### Collected data
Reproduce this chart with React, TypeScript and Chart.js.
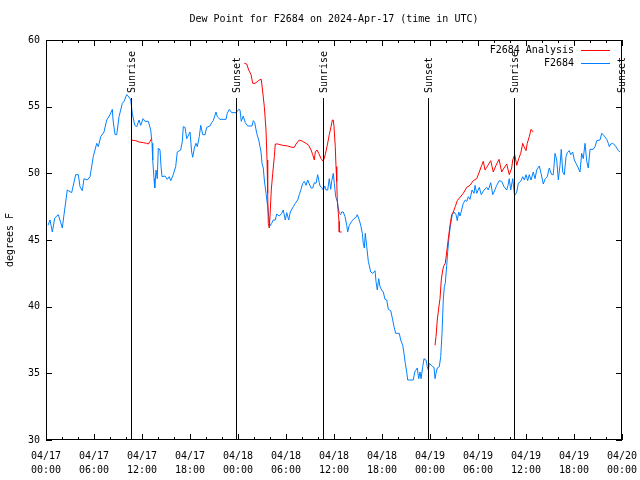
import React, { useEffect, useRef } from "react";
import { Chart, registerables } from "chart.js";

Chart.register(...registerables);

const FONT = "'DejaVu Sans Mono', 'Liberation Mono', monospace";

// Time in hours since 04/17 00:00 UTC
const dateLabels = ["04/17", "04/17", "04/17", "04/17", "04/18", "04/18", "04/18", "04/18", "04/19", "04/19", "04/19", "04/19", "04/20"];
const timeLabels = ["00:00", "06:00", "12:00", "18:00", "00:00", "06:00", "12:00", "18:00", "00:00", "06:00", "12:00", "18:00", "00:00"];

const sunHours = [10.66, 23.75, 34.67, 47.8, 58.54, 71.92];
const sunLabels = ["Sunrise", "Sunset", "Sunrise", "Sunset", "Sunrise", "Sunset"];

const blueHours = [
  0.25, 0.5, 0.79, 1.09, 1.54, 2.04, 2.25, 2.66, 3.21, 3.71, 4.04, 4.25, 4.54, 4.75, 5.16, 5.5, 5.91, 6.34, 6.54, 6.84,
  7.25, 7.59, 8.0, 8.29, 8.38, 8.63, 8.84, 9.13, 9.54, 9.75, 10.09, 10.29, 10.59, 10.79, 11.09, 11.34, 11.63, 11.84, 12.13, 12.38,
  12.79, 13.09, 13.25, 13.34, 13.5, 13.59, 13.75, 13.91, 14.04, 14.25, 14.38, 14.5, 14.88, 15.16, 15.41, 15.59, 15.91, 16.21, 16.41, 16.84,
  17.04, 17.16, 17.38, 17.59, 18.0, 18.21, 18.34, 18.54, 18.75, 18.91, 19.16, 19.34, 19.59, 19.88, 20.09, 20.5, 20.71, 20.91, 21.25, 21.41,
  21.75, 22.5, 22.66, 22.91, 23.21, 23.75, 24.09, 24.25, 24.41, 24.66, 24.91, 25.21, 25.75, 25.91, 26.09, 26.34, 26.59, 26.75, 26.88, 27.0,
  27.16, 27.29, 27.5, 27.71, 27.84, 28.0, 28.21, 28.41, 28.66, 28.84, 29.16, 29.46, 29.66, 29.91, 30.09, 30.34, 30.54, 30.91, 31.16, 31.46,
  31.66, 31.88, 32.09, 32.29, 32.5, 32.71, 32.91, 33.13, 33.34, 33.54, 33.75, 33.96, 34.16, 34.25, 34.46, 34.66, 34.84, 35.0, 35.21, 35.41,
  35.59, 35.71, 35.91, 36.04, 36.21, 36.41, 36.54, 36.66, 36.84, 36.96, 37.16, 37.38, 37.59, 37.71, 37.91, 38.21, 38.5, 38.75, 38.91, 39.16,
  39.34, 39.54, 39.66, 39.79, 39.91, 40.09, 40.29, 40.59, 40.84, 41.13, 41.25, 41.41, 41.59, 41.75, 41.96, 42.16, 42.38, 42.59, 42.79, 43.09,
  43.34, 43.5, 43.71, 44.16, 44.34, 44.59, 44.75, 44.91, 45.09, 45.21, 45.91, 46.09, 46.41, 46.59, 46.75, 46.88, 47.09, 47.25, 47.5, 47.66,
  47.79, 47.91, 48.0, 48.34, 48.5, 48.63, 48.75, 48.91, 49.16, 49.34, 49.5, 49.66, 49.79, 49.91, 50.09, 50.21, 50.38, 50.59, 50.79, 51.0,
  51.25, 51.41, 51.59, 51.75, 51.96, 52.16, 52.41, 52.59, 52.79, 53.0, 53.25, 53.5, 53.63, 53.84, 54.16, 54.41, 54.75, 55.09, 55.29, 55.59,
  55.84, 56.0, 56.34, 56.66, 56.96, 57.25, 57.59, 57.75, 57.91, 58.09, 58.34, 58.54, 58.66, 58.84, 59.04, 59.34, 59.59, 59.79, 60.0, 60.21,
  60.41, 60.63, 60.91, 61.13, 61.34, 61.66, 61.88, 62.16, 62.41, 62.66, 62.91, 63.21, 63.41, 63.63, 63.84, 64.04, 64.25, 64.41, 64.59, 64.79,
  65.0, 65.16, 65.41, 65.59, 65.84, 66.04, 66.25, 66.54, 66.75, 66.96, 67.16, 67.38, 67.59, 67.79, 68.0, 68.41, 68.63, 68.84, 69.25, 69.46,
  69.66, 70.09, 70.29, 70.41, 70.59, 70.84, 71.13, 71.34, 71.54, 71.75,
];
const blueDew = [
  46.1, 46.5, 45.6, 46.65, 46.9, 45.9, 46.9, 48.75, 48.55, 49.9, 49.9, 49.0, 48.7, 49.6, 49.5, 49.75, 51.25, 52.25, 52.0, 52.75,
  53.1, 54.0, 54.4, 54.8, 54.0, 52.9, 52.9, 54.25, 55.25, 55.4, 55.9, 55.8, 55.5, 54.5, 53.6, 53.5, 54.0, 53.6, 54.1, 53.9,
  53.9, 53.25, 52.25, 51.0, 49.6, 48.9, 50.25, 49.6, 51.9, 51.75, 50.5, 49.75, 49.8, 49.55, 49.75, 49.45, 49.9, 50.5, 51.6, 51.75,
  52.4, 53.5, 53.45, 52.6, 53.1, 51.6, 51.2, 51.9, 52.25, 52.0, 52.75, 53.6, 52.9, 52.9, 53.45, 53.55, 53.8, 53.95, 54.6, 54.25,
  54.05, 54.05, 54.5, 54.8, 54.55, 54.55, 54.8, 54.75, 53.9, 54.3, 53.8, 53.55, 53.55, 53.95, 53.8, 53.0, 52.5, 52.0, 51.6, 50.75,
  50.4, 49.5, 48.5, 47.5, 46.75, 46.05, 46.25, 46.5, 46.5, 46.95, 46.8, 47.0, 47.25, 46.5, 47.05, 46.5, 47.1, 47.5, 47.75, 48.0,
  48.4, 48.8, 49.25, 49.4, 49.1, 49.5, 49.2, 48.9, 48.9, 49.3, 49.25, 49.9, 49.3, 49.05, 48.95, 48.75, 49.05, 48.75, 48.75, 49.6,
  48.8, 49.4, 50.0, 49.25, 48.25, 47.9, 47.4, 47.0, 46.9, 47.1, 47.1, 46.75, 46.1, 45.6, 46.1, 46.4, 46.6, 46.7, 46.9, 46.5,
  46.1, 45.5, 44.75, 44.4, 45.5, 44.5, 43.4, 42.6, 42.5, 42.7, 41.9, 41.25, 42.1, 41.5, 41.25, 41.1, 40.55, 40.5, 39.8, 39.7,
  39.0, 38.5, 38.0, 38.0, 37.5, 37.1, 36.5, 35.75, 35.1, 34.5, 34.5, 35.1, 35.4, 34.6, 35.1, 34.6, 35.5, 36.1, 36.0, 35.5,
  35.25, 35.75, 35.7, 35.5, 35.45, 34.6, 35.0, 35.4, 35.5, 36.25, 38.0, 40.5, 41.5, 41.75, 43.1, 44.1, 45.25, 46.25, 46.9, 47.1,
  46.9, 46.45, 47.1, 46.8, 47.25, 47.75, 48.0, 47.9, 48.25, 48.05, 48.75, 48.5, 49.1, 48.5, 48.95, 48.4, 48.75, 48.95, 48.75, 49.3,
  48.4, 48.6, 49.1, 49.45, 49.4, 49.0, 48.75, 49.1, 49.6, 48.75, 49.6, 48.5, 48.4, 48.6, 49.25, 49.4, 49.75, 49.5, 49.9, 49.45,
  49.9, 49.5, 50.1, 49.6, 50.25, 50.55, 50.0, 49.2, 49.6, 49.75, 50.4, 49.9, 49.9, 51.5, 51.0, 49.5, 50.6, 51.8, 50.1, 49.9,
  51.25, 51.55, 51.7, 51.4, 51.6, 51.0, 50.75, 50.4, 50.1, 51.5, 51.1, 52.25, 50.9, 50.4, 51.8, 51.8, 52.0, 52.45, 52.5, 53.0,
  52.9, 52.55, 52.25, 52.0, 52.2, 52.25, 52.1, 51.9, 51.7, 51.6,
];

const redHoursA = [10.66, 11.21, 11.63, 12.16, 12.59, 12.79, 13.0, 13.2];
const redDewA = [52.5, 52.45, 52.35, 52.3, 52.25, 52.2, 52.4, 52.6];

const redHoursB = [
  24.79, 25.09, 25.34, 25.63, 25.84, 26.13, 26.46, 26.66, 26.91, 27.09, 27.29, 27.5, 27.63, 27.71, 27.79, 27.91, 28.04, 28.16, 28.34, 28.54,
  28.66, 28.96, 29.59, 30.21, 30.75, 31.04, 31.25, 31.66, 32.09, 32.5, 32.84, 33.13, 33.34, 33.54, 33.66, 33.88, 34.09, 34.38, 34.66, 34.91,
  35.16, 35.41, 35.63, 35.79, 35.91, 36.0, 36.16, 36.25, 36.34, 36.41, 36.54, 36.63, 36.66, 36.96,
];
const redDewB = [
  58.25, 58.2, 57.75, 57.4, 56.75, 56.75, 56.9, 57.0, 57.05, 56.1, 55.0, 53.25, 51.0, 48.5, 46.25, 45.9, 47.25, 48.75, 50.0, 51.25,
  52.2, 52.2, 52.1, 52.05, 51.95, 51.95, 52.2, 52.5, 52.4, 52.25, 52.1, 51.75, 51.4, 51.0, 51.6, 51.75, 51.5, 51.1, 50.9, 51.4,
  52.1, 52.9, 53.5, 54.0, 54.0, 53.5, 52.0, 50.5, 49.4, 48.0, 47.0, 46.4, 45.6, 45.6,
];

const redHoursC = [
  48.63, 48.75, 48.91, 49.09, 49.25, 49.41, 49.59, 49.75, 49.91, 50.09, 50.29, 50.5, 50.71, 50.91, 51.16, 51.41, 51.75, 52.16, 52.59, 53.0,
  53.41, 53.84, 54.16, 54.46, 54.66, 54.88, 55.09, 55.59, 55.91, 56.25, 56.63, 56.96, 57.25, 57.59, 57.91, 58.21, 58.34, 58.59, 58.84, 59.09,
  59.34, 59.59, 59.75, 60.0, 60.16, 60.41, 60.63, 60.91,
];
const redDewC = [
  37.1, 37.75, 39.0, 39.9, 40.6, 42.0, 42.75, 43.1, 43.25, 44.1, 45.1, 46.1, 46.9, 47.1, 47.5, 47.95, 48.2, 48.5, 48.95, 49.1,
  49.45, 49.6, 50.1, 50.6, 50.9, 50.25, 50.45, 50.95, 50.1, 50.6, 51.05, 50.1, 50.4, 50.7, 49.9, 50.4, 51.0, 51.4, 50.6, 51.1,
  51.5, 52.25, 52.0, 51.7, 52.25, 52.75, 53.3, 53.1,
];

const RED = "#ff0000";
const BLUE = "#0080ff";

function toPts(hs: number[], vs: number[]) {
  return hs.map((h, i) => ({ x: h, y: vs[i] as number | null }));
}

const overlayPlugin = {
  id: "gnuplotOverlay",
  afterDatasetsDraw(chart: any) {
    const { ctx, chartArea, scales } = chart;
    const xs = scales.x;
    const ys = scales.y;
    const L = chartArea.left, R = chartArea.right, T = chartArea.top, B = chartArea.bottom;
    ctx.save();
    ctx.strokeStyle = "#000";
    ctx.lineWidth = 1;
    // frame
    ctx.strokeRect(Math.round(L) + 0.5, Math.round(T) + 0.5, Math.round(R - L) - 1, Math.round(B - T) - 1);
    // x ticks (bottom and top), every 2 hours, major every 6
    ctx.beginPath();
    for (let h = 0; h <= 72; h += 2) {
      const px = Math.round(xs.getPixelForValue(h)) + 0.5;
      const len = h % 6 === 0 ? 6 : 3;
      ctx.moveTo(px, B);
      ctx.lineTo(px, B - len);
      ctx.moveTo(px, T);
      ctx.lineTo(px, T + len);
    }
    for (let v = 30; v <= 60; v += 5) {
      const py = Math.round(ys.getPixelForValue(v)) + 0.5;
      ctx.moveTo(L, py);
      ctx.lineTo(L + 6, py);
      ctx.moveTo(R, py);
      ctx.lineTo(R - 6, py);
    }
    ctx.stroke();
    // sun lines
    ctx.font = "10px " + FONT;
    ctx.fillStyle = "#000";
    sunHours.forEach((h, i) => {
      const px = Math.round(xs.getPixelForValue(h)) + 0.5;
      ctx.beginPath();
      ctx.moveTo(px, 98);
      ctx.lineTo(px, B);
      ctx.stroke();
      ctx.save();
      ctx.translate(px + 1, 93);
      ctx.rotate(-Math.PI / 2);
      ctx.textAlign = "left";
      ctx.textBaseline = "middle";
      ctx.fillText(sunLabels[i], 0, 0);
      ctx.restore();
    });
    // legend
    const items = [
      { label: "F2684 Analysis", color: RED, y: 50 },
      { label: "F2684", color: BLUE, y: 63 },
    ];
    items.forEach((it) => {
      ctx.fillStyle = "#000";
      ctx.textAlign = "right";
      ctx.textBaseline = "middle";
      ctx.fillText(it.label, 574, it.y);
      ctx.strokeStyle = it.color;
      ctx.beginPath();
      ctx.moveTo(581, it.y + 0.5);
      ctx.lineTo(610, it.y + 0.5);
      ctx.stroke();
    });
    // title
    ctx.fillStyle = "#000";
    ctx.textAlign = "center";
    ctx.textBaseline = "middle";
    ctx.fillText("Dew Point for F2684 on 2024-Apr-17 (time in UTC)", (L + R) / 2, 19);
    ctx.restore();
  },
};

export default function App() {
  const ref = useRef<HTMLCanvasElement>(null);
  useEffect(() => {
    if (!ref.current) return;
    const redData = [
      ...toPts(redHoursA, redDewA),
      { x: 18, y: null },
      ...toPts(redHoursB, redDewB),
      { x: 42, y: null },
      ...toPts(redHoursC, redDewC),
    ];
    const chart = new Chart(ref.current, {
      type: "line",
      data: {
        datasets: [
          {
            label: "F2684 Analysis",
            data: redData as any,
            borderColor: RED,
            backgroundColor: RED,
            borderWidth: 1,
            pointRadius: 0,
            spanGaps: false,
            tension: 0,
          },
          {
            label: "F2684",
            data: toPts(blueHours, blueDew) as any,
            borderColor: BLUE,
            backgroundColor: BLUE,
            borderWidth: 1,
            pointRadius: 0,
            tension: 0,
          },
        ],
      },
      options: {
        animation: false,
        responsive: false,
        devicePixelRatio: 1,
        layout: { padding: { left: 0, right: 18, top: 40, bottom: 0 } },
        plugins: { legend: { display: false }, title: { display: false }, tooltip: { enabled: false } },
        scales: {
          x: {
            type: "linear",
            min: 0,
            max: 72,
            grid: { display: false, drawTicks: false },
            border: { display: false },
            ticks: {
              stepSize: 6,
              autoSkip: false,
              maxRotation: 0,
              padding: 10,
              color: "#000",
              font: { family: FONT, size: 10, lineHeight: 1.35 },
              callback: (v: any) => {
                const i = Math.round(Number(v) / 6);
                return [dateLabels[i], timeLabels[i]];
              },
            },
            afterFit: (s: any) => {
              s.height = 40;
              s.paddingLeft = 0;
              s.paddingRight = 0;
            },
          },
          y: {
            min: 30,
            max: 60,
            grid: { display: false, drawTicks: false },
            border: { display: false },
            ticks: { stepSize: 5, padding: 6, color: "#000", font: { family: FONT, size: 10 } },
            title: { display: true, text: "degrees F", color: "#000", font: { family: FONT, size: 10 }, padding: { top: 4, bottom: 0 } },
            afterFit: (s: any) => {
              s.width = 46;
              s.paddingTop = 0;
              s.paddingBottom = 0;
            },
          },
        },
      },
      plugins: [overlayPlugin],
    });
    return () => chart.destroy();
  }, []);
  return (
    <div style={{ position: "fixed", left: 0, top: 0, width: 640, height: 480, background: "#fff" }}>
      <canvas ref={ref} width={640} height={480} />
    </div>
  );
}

### Job
Repeat, exactly and in full, each line from the start of the data to the line that contains "Sans Mono', 'Liberation". Pictures do not go in.

### Task output
Reproduce this chart with React, TypeScript and Chart.js.
import React, { useEffect, useRef } from "react";
import { Chart, registerables } from "chart.js";

Chart.register(...registerables);

const FONT = "'DejaVu Sans Mono', 'Liberation Mono', monospace";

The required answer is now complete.